By Jim Angell, Cowboy State Daily
The central committee for Wyoming’s Republican Party has adopted a resolution calling for Gov. Mark Gordon to rescind the state of emergency he declared early in the coronavirus pandemic.
The central committee, during a meeting Saturday, adopted the resolution as a way to send a message that restrictive health orders mandating actions such as the use of face masks or the closure of businesses are not the best way to slow the spread of the coronavirus.
“It appears some of our health experts have jumped on some political bandwagon a little too early before enough was known about COVID-19,” said Frank Eathorne, chairman of Wyoming’s Republican Party. “Now some of those facts are coming out and some of those takings of freedom were unjustified.

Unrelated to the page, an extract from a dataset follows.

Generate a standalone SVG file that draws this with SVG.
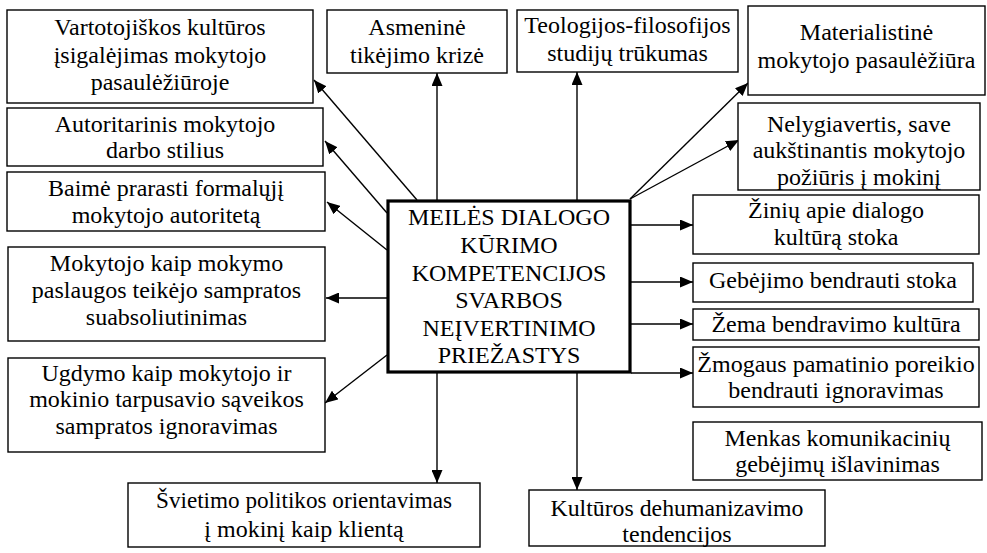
<svg xmlns="http://www.w3.org/2000/svg" width="987" height="553" viewBox="0 0 987 553">
<style>
.box{fill:#fff;stroke:#000;stroke-width:1.4}
.main{fill:#fff;stroke:#000;stroke-width:3.2}
.c line{stroke:#000;stroke-width:1.4;marker-end:url(#ah)}
</style>
<defs>
<marker id="ah" markerUnits="userSpaceOnUse" markerWidth="14" markerHeight="11" refX="13" refY="5.5" orient="auto">
<path d="M0,0 L13,5.5 L0,11 z" fill="#000"/>
</marker>
</defs>
<rect width="987" height="553" fill="#fff"/>
<g class="c" id="connectors">
<line x1="417" y1="200" x2="314" y2="80"/>
<line x1="387" y1="213" x2="325" y2="141"/>
<line x1="387" y1="250" x2="327" y2="202"/>
<line x1="387" y1="298" x2="326" y2="298"/>
<line x1="387" y1="355" x2="325" y2="403"/>
<line x1="437" y1="373" x2="437" y2="483"/>
<line x1="437" y1="200" x2="437" y2="73"/>
<line x1="577" y1="200" x2="577" y2="72"/>
<line x1="630" y1="199" x2="748" y2="83"/>
<line x1="630" y1="199" x2="739" y2="140"/>
<line x1="631" y1="225" x2="693" y2="225"/>
<line x1="631" y1="282" x2="693" y2="282"/>
<line x1="631" y1="324" x2="693" y2="324"/>
<line x1="631" y1="373" x2="693" y2="373"/>
<line x1="577" y1="373" x2="577" y2="490"/>
</g>
<g font-family="'Liberation Serif', serif" font-size="24" text-anchor="middle" fill="#000">
<g id="center">
<rect class="main" x="388" y="201" width="242" height="171"/>
<text x="509" y="225">MEILĖS DIALOGO</text>
<text x="509" y="253">KŪRIMO</text>
<text x="509" y="281">KOMPETENCIJOS</text>
<text x="509" y="308">SVARBOS</text>
<text x="509" y="336">NEĮVERTINIMO</text>
<text x="509" y="363">PRIEŽASTYS</text>
</g>
<g id="n1">
<rect class="box" x="7" y="10" width="306" height="93"/>
<text x="160" y="35">Vartotojiškos kultūros</text>
<text x="160" y="63">įsigalėjimas mokytojo</text>
<text x="160" y="90">pasaulėžiūroje</text>
</g>
<g id="n2">
<rect class="box" x="327" y="10" width="180" height="63"/>
<text x="417" y="35">Asmeninė</text>
<text x="417" y="63">tikėjimo krizė</text>
</g>
<g id="n3">
<rect class="box" x="517" y="10" width="221" height="62"/>
<text x="627.5" y="33">Teologijos-filosofijos</text>
<text x="627.5" y="61">studijų trūkumas</text>
</g>
<g id="n4">
<rect class="box" x="748" y="6" width="237" height="89"/>
<text x="866.5" y="40">Materialistinė</text>
<text x="866.5" y="68">mokytojo pasaulėžiūra</text>
</g>
<g id="n5">
<rect class="box" x="738" y="103" width="242" height="87"/>
<text x="859" y="132">Nelygiavertis, save</text>
<text x="859" y="158">aukštinantis mokytojo</text>
<text x="859" y="185">požiūris į mokinį</text>
</g>
<g id="n6">
<rect class="box" x="7" y="108" width="316" height="58"/>
<text x="165" y="132">Autoritarinis mokytojo</text>
<text x="165" y="158">darbo stilius</text>
</g>
<g id="n7">
<rect class="box" x="7" y="172" width="318" height="59"/>
<text x="166" y="196">Baimė prarasti formalųjį</text>
<text x="166" y="223">mokytojo autoritetą</text>
</g>
<g id="n8">
<rect class="box" x="8" y="247" width="317" height="94"/>
<text x="166.5" y="271">Mokytojo kaip mokymo</text>
<text x="166.5" y="298">paslaugos teikėjo sampratos</text>
<text x="166.5" y="325">suabsoliutinimas</text>
</g>
<g id="n9">
<rect class="box" x="8" y="358" width="317" height="94"/>
<text x="166.5" y="381">Ugdymo kaip mokytojo ir</text>
<text x="166.5" y="407">mokinio tarpusavio sąveikos</text>
<text x="166.5" y="434">sampratos ignoravimas</text>
</g>
<g id="n10">
<rect class="box" x="128" y="483" width="352" height="64"/>
<text x="304" y="508" textLength="296" lengthAdjust="spacingAndGlyphs">Švietimo politikos orientavimas</text>
<text x="304" y="537">į mokinį kaip klientą</text>
</g>
<g id="n11">
<rect class="box" x="529" y="490" width="296" height="56"/>
<text x="677" y="516" textLength="253" lengthAdjust="spacingAndGlyphs">Kultūros dehumanizavimo</text>
<text x="677" y="542">tendencijos</text>
</g>
<g id="n12">
<rect class="box" x="693" y="195" width="286" height="59"/>
<text x="836" y="218">Žinių apie dialogo</text>
<text x="836" y="245">kultūrą stoka</text>
</g>
<g id="n13">
<rect class="box" x="693" y="263" width="280" height="39"/>
<text x="833" y="288">Gebėjimo bendrauti stoka</text>
</g>
<g id="n14">
<rect class="box" x="693" y="309" width="286" height="31"/>
<text x="836" y="332">Žema bendravimo kultūra</text>
</g>
<g id="n15">
<rect class="box" x="693" y="347" width="286" height="60"/>
<text x="836" y="372">Žmogaus pamatinio poreikio</text>
<text x="836" y="398">bendrauti ignoravimas</text>
</g>
<g id="n16">
<rect class="box" x="693" y="422" width="289" height="58"/>
<text x="837.5" y="446">Menkas komunikacinių</text>
<text x="837.5" y="472">gebėjimų išlavinimas</text>
</g>
</g>
</svg>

I think that’s what the central committee is saying.”
The central committee’s action came after several counties, including Weston and Uinta, adopted similar resolutions, Eathorne said.
“It’s not necessarily the same resolution, but it’s the same result,” he said. “We don’t see the shutdowns or a state of emergency as fixing anything.”
The central committee’s resolution noted that complications and deaths related to the flu and other illnesses have been seen in past years, but have not led to the declaration of a state of emergency such as Gordon’s, which was put in place in March.
The restrictions imposed under the state of emergency have been more damaging than helpful, the resolution said.
“The ongoing State of Emergency … that has been imposed by the state’s restrictions on the right of individuals and business owners to make a living in support (of) themselves and their families continues to greatly damage the citizens and economy of the Great State of Wyoming,” the resolution said.
“This is just a disease with a new name and a whole lot of media attention, but it’s not really changing the situation in Wyoming,” Eathorne said. “We seem to be going to a lot of lengths to flatten the curve and it is not working.”
Eathorne also pointed to conflicting information about the effectiveness of the use of face masks coming from organizations like the Centers for Disease Control and referred to an analogy he had heard comparing the value of mask use to block the virus to the use of a chain link fence to block mosquitoes.
“COVID particles are far too small to be stopped by most of the face masks we are using,” he said.
The resolution said the state should allow its residents to decide on their own the best course of defense against the virus.
“Although we urge continued personal vigilance, it has always been up to the citizens of Wyoming to make their own health care decisions, even when they are in at-risk groups,” it said.